Showing posts with label Faith. Show all posts
Showing posts with label Faith. Show all posts

Monday, January 14, 2008

FAITH

FAITH

One cannot talk about the wilderness without thinking about faith. The Children of Israel had a failure of faith. That failure caused them to stay in the wilderness for another forty years so that none of the original group was able to enter the Promised Land. What is the point of faith? With out suffering there would be no need for faith. If everything made sense we believe we would have no need for faith.

We often want to make sense of suffering. It is the existential “Why am I going through this?” We are deluded in thinking that to know why our suffering would in some manner ease. We look for meaning in the suffering of ourselves or loved ones. That is the “Why?” An accident that kills a family or a 9/11 which is a national tragedy demonstrates to us our mortality. When innocent person is killed or dies with a painful illness we want to make sense of that suffering. Suffering seems meaningless to us in that we want our lives to have value meaning and purpose. Therefore we seek to find meaning suffering and death as well as life. In grief then one most often ask God or the Preacher or their own heart “Why did this happen?”

All of our logical and rational thinking never quite satisfies to answer such existential questions. The crying out “Oh why?” is not a rational question but a heart felt pray like (and often really a prayer) utterance that calls for a different sort of answer. No set of facts, enough information, theoretical propositions, or degrees of knowledge, or great ideas can answer to the “why’ of pain and suffering. It is the Job moment of saying “I wish I had never been I born?” Job 3:1-3.

It is in faith that we find the answers to the really great “Whys” of life... Jesus said to the disciples in the fishing boat after he had stilled the storm. “Where is your faith?”

Hebrew 11:1 Faith is the substance of things hoped for and the evidence of things not seen.

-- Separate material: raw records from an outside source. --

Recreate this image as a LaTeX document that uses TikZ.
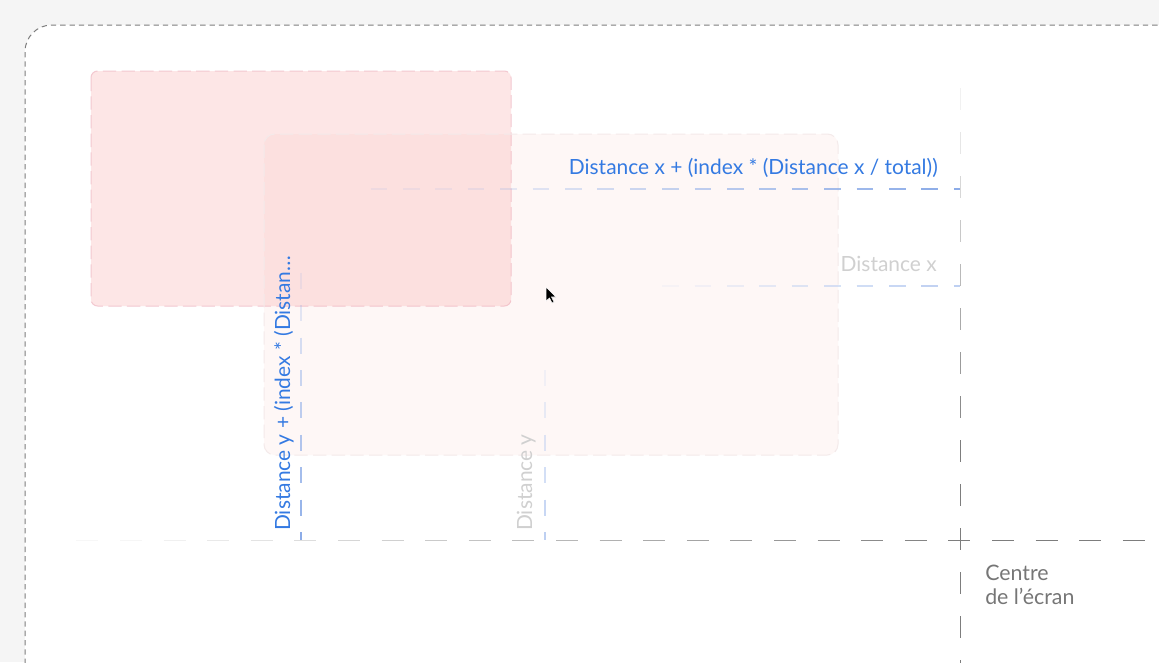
\documentclass[tikz,border=0pt]{standalone}
\usepackage{fontspec}
\setmainfont{Lato}
\definecolor{bggray}{RGB}{245,245,245}
\definecolor{panelline}{RGB}{125,125,125}
\definecolor{pinkfill}{RGB}{253,230,230}
\definecolor{pinkline}{RGB}{243,200,208}
\definecolor{softfill}{RGB}{250,160,150}
\definecolor{softline}{RGB}{244,234,234}
\definecolor{centregray}{RGB}{125,125,125}
\definecolor{guideblue}{RGB}{140,172,232}
\definecolor{paleblue}{RGB}{190,208,242}
\definecolor{textblue}{RGB}{52,122,226}
\definecolor{textgray}{RGB}{208,208,208}
\definecolor{labelgray}{RGB}{118,118,118}
\tikzset{
  centreline/.style={centregray,line width=0.75pt},
  blueline/.style={guideblue,line width=1pt},
  paleline/.style={paleblue,line width=1pt},
  bluetext/.style={text=textblue,font=\fontsize{15.7}{19}\selectfont},
  greytext/.style={text=textgray,font=\fontsize{15.7}{19}\selectfont},
}
\begin{document}
\begin{tikzpicture}[x=0.75pt,y=-0.75pt, every node/.style={inner sep=0pt}]
	\useasboundingbox (0,0) rectangle (1159,662);
	\clip (0,0) rectangle (1159,662);
	\fill[bggray] (0,0) rectangle (1159,662);
	% screen panel
	\fill[white,rounded corners=20] (25,25) rectangle (1220,720);
	\draw[panelline,line width=0.75pt,dash pattern=on 4pt off 3pt,rounded corners=20] (25,720) |- (1220,25);
	% cards
	\draw[pinkline,fill=pinkfill,line width=0.75pt,dash pattern=on 10pt off 4pt,rounded corners=5] (91,71) rectangle (511,306);
	\draw[softline,fill=softfill,fill opacity=0.08,line width=0.75pt,dash pattern=on 10pt off 4pt,rounded corners=8] (264,134) rectangle (838,455);
	% centre of the screen
	\foreach \k in {0,...,24}{
		\pgfmathsetmacro\xa{76.4+43.6*\k}
		\pgfmathsetmacro\op{min(1,max(0.06,(\xa-60)/900))}
		\draw[centreline,draw opacity=\op] (\xa,540) -- ++(22,0);
	}
	\foreach \k in {0,...,13}{
		\pgfmathsetmacro\ya{88+44*\k}
		\pgfmathsetmacro\op{min(1,max(0.1,(\ya-60)/380))}
		\draw[centreline,draw opacity=\op] (960,\ya) -- ++(0,22);
	}
	% distance x guides
	\foreach \k in {-1,...,17}{
		\pgfmathsetmacro\xa{403+32.4*\k}
		\pgfmathsetmacro\xb{min(\xa+16.5,960)}
		\pgfmathsetmacro\op{min(1,max(0.12,(\xa-380)/560))}
		\draw[blueline,draw opacity=\op] (\xa,189) -- (\xb,189);
	}
	\foreach \k in {8,...,17}{
		\pgfmathsetmacro\xa{403+32.4*\k}
		\pgfmathsetmacro\xb{min(\xa+16.5,960)}
		\pgfmathsetmacro\op{min(1,max(0.12,(\xa-640)/300))}
		\draw[paleline,draw opacity=\op] (\xa,286) -- (\xb,286);
	}
	% distance y guides
	\foreach \k in {0,...,8}{
		\pgfmathsetmacro\ya{532-32.4*\k}
		\pgfmathsetmacro\yb{min(\ya+16,540)}
		\pgfmathsetmacro\op{min(1,max(0.12,1-(532-\ya)/300))}
		\draw[blueline,draw opacity=\op] (301,\ya) -- (301,\yb);
	}
	\foreach \k in {0,...,5}{
		\pgfmathsetmacro\ya{532-32.4*\k}
		\pgfmathsetmacro\yb{min(\ya+16,540)}
		\pgfmathsetmacro\op{min(1,max(0.12,1-(532-\ya)/200))}
		\draw[paleline,draw opacity=\op] (545,\ya) -- (545,\yb);
	}
	% labels
	\node[bluetext,anchor=base east] (formx) at (938,174) {Distance x + (index * (Distance x / total))};
	\node[greytext,anchor=base east] (distx) at (937,271) {Distance x};
	\node[bluetext,rotate=90,anchor=base west] (formy) at (290,531) {Distance y + (index * (Distan…};
	\node[greytext,rotate=90,anchor=base west] (disty) at (532,531) {Distance y};
	\node[text=labelgray,font=\fontsize{16}{18}\selectfont,align=left,anchor=north west] (centre) at (985,565) {Centre\\de l’écran};
	% mouse pointer
	\filldraw[black,draw=white,line width=0.4pt] (546,287) -- ++(0,14) -- ++(3.5,-3) -- ++(2.5,5) -- ++(2,-1) -- ++(-2.5,-5) -- ++(4.5,0) -- cycle;
\end{tikzpicture}
\end{document}
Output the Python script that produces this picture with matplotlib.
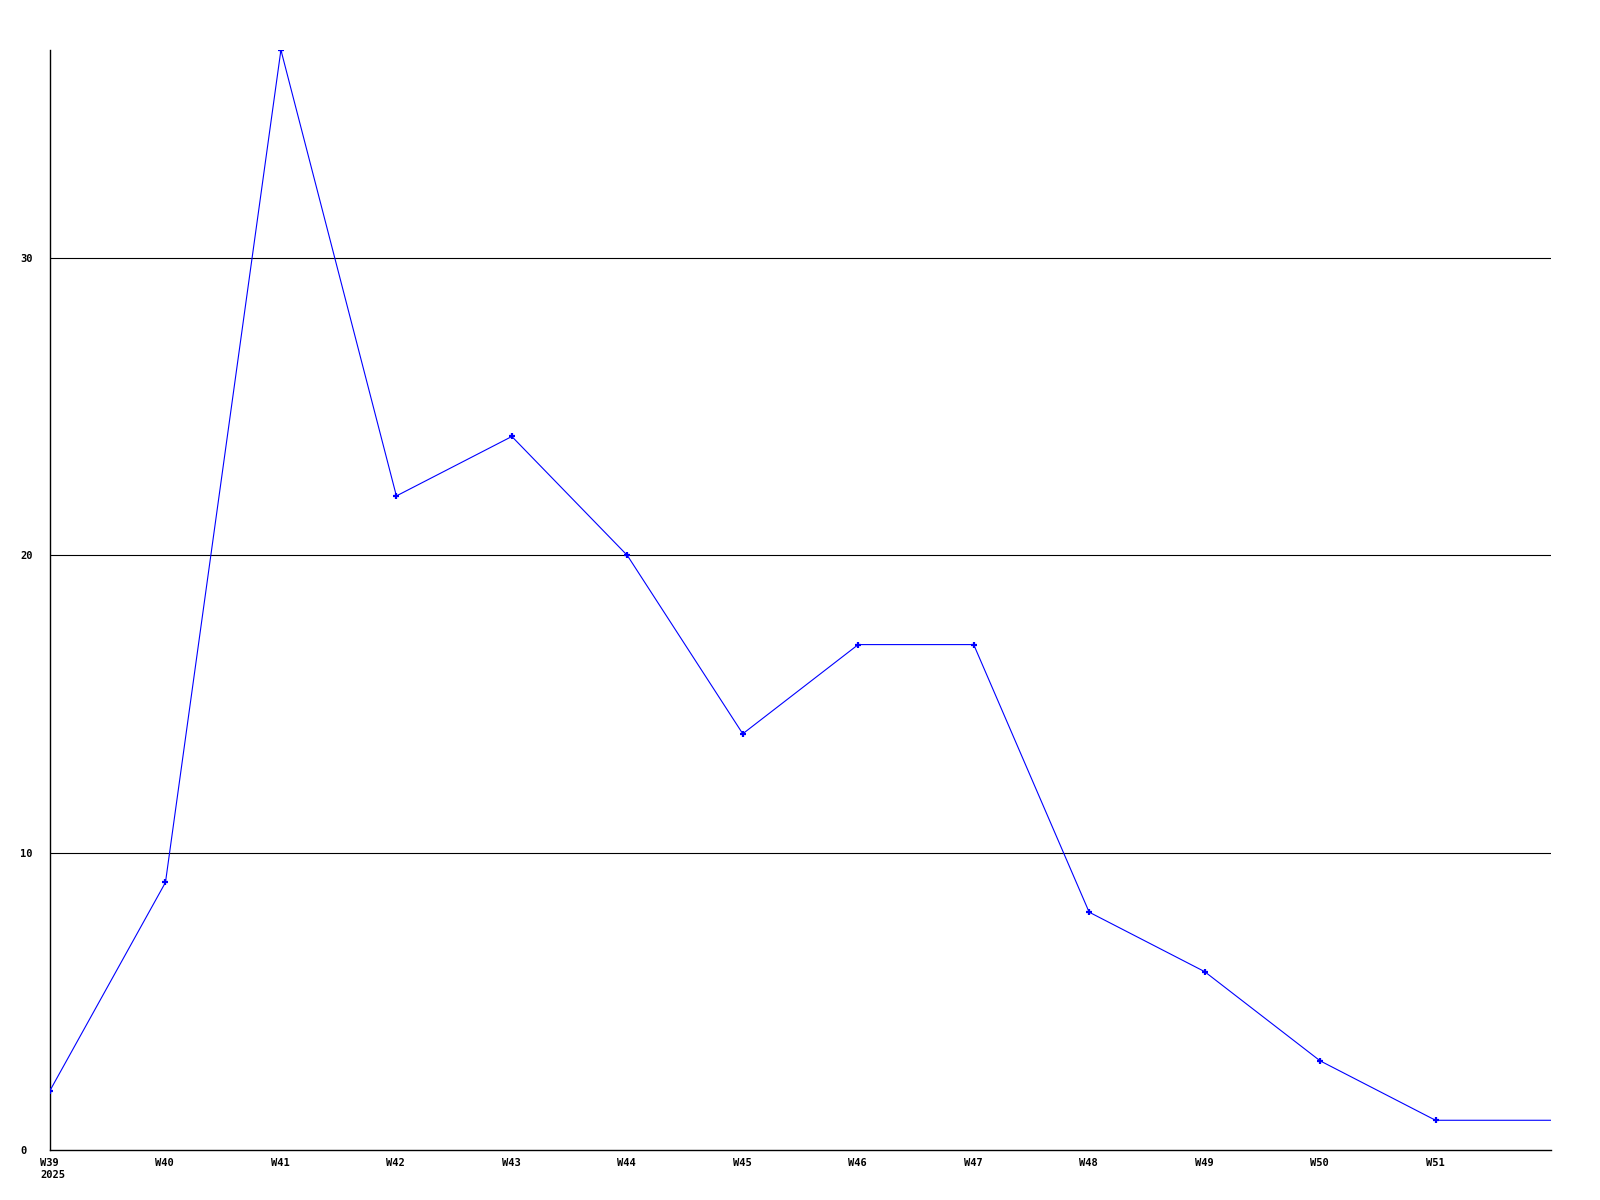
import matplotlib.pyplot as plt
import matplotlib.transforms as mtransforms

# weekly values
weeks = ["W39\n2025", "W40", "W41", "W42", "W43", "W44", "W45",
         "W46", "W47", "W48", "W49", "W50", "W51"]
values = [2, 9, 37, 22, 24, 20, 14, 17, 17, 8, 6, 3, 1, 1]
y_ticks = [0, 10, 20, 30]
grid_lines = [10, 20, 30]

fig = plt.figure(figsize=(16, 12), dpi=100)
ax = fig.add_axes([50 / 1600, 50 / 1200, 1501 / 1600, 1100 / 1200])

# horizontal reference lines
for g in grid_lines:
    ax.axhline(g, color="black", linewidth=0.8, zorder=1)

xs = list(range(len(values)))
ax.plot(xs, values, color="#0000ff", linewidth=0.8, zorder=3)
ax.plot(xs[:-1], values[:-1], linestyle="none", marker="+", markersize=4,
        markeredgewidth=1.6, color="#0000ff", zorder=4)

ax.set_xlim(0, len(values) - 1)
ax.set_ylim(0, 37)

for side in ["top", "right"]:
    ax.spines[side].set_visible(False)
for side in ["left", "bottom"]:
    ax.spines[side].set_color("black")
    ax.spines[side].set_linewidth(1.0)

font = dict(family="DejaVu Sans Mono", weight="bold", size=7.5)

ax.set_yticks(y_ticks)
ax.set_yticklabels([str(t) for t in y_ticks], **font)
ax.tick_params(axis="y", length=0, pad=21.6)
for lab in ax.get_yticklabels():
    lab.set_horizontalalignment("left")

ax.set_xticks(range(len(weeks)))
ax.set_xticklabels(weeks, **font)
ax.tick_params(axis="x", length=0, pad=6)
shift = mtransforms.ScaledTranslation(-10 / 100, 0, fig.dpi_scale_trans)
for lab in ax.get_xticklabels():
    lab.set_horizontalalignment("left")
    lab.set_multialignment("left")
    lab.set_transform(lab.get_transform() + shift)

fig.savefig("out.png", dpi=100)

The Scripture tells the way to accept Jesus is through faith. That is because again the rational understanding as important as it is not able to understand what is beyond understanding. It is through faith that we accept and understand Jesus. It is through faith that we can find meaning in the incomprehensible such as suffering.

Friday, January 11, 2008

Wilderness II

WILDERNESS II

There are times when one never leaves the wilderness. The children of Israel were in the wilderness wondering for forty years with Moses. None of them were allowed to enter the Promised Land. They had been delivered form Egyptian bondage. They saw God work in really powerful miracles. They crossed the Red Sea on dry land and were delivered from the “hand of Pharaoh”. Just a few months after they were delivered from Egypt they were at the south end of the area of the Promised Land. Twelve spies were sent in to the land to recon the territory. Only Joshua the son of Nun, and Caleb the son of Jephunneh, gave a favorable report the other ten told about how hard the task would be and that the enemy was to great. In the end however their faith failed and they were condemned to stay in the wilderness. Forty years later their children were allowed to go into the land. The entire original group died in the wilderness.

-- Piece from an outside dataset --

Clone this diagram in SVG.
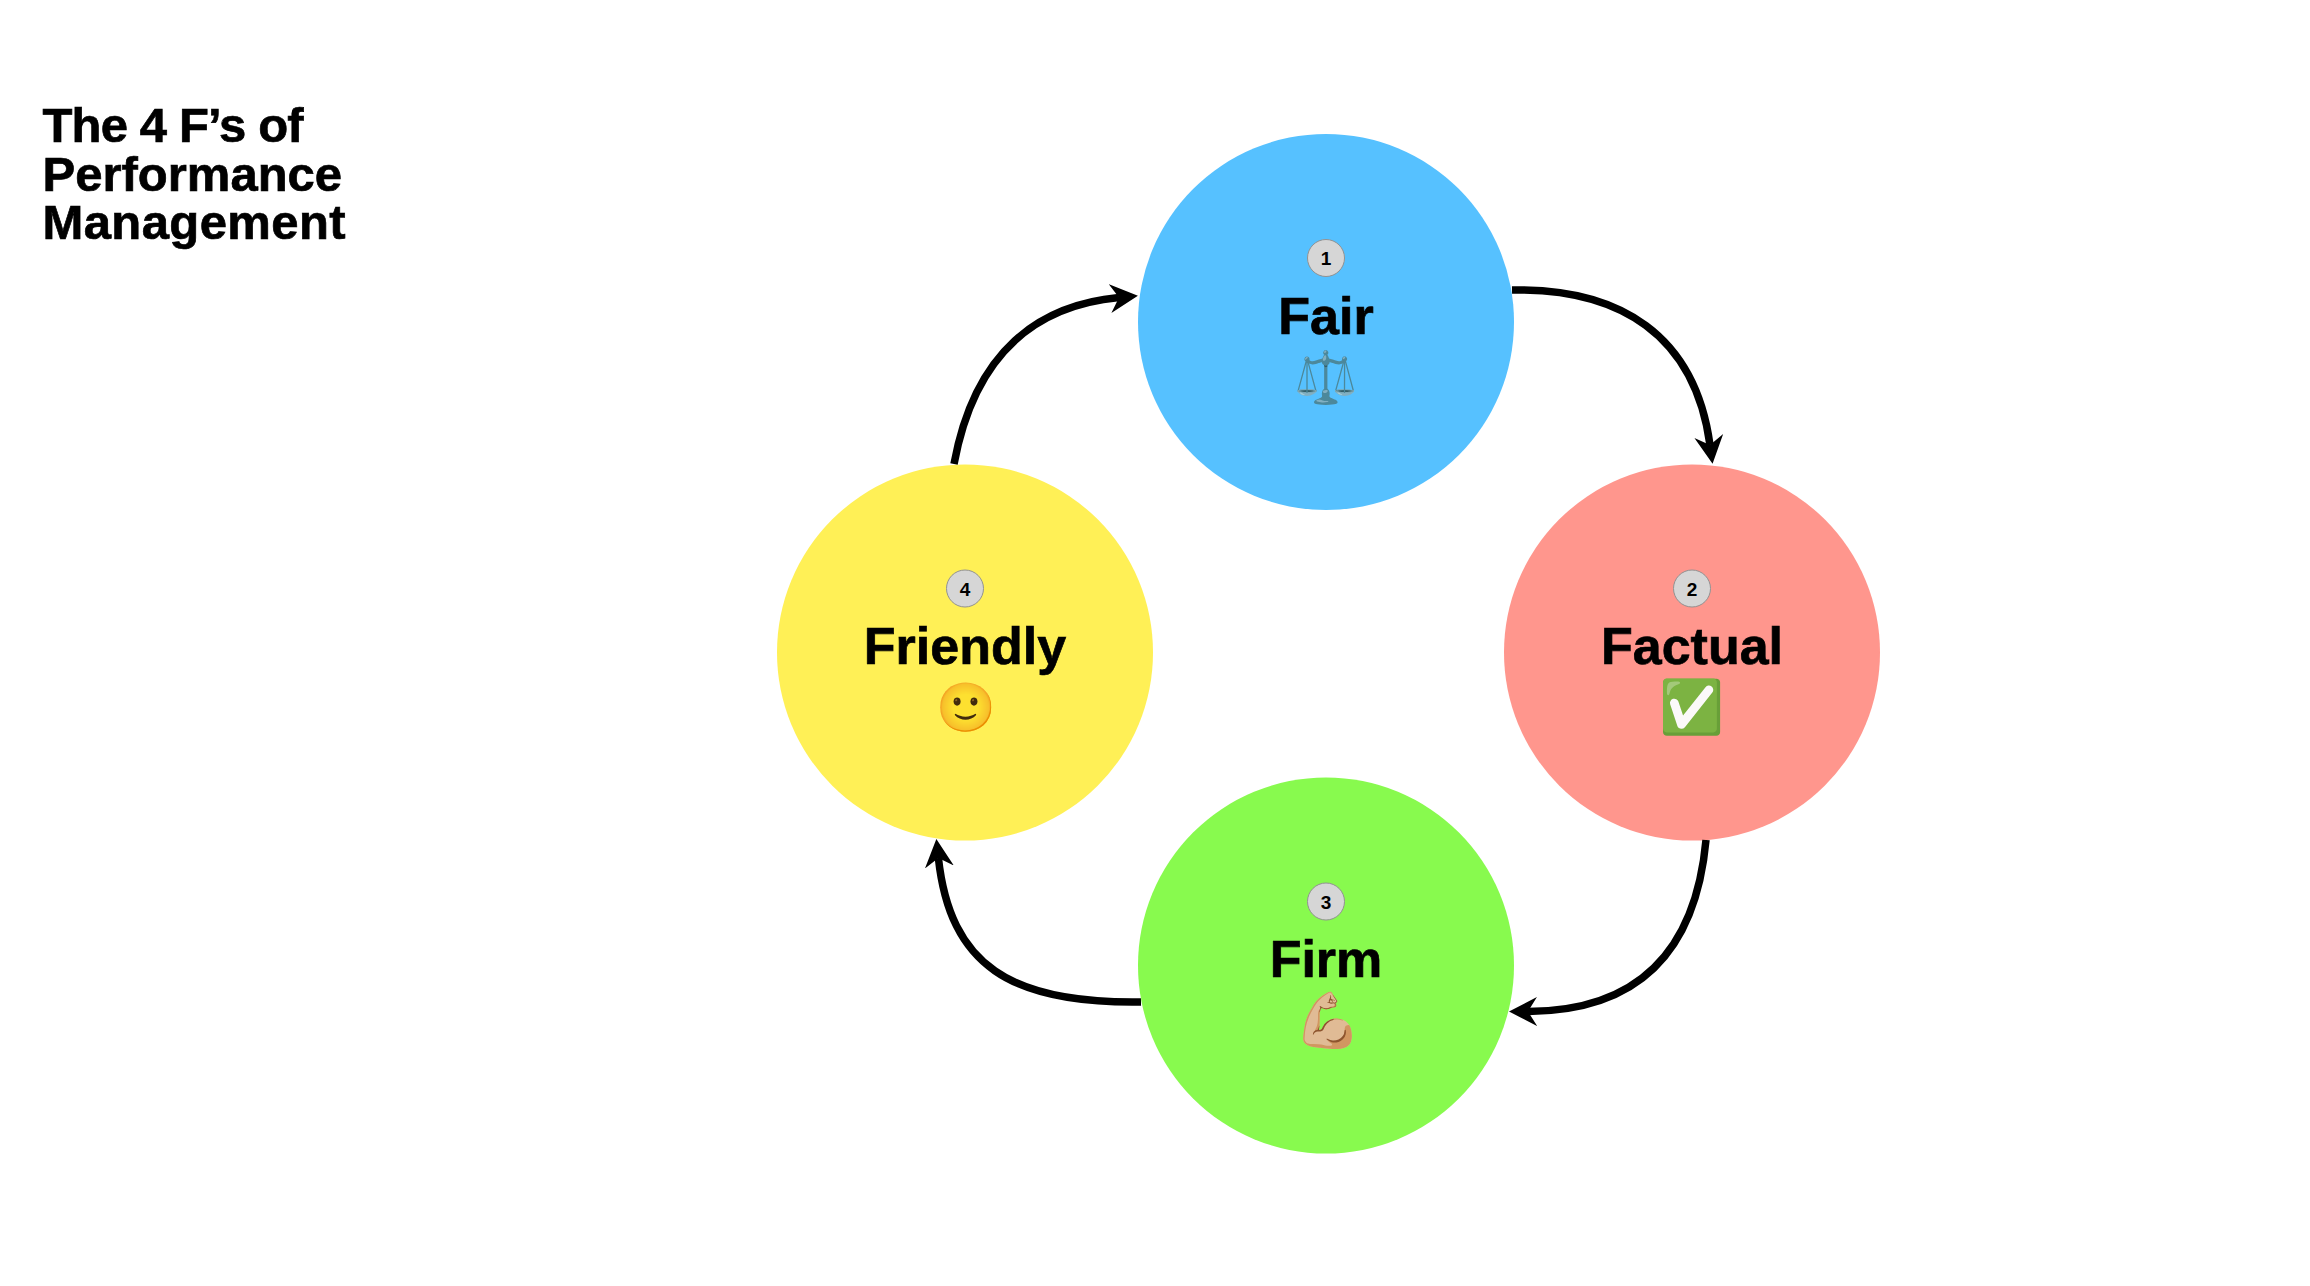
<svg xmlns="http://www.w3.org/2000/svg" width="2310" height="1286" viewBox="0 0 2310 1286">
<style>
text{font-family:"Liberation Sans",Arial,sans-serif;font-weight:700;fill:#000;text-anchor:middle}
.t{font-size:49px;text-anchor:start;stroke:#000;stroke-width:.7}
.l{font-size:52px;stroke:#000;stroke-width:.7}
.n{font-size:19px}
.b{fill:#d6d6d6;stroke:#929292;stroke-width:1}
.e{font-weight:400;font-family:"Noto Color Emoji","Apple Color Emoji","DejaVu Sans",sans-serif}
.c{fill:none;stroke:#000;stroke-width:7.5;marker-end:url(#a)}
</style>
<defs><marker id="a" markerUnits="userSpaceOnUse" markerWidth="30" markerHeight="30" refX="9" refY="15" orient="auto" viewBox="0 0 30 30"><path d="M0 .5L28 15L0 29.5L9 15z" fill="#000"/></marker></defs>
<rect width="2310" height="1286" fill="#fff"/>
<g id="title"><text class="t"><tspan x="42.5" y="142" letter-spacing="-.85">The 4 F’s of</tspan><tspan x="42.5" y="191">Performance</tspan><tspan x="42.5" y="239" letter-spacing=".4">Management</tspan></text></g>
<g id="node-fair"><circle cx="1326" cy="322" r="188" fill="#56c1ff"/><circle class="b" cx="1326" cy="258" r="18.5"/><text class="n" x="1326" y="265">1</text><text class="l" x="1326" y="334">Fair</text><text class="e" x="1326.5" y="395" font-size="51">⚖️</text></g>
<g id="node-factual"><circle cx="1692" cy="652.5" r="188" fill="#ff968d"/><circle class="b" cx="1692" cy="588.5" r="18.5"/><text class="n" x="1692" y="595.5">2</text><text class="l" x="1692" y="664">Factual</text><text class="e" x="1692" y="725" font-size="52">✅</text></g>
<g id="node-firm"><circle cx="1326" cy="965.5" r="188" fill="#88fa4e"/><circle class="b" cx="1326" cy="901.5" r="18.5"/><text class="n" x="1326" y="908.5">3</text><text class="l" x="1326" y="977">Firm</text><text class="e" x="1328" y="1039" font-size="54">💪🏼</text></g>
<g id="node-friendly"><circle cx="965" cy="652.5" r="188" fill="#fff056"/><circle class="b" cx="965" cy="588.5" r="18.5"/><text class="n" x="965" y="595.5">4</text><text class="l" x="965" y="664">Friendly</text><text class="e" x="966" y="724" font-size="48">🙂</text></g>
<g id="connectors">
<path class="c" d="M1512 290C1620 288 1695 335 1710 445"/>
<path class="c" d="M1706 840C1695 960 1630 1011 1528 1011.5"/>
<path class="c" d="M1141 1002C1010 1004 950 965 938.4 858"/>
<path class="c" d="M954 464C975 350 1040 305 1119 297.6"/>
</g>
</svg>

The failure of faith and the desire for what is familiar has caused many folks to stay in the wilderness of their lives. It has caused many to fail to follow the will of God. I have seen a lot of individuals who never came out of the wilderness of alcohol or drug use because of fear of feelings, low self worth. There are some wildernesses that seem to have no way out. Wildernesses of illness, financial ruin, often trap people for years with no redemption or deliverance. They never see God in these places and circumstances. They pass the “burning bushes” and never hear the voice of God.

The other side of the coin is that one can be in a promised land and feel they are in a wilderness. The prodigal son was one of those. He had to leave his father’s home and going to the wilderness of self will and pleasure to see that home was a promised land.

I hope you do not become trapped in your wilderness look for the face of God in that place. Where ever you find the face of God is place to begin a true spiritual journey.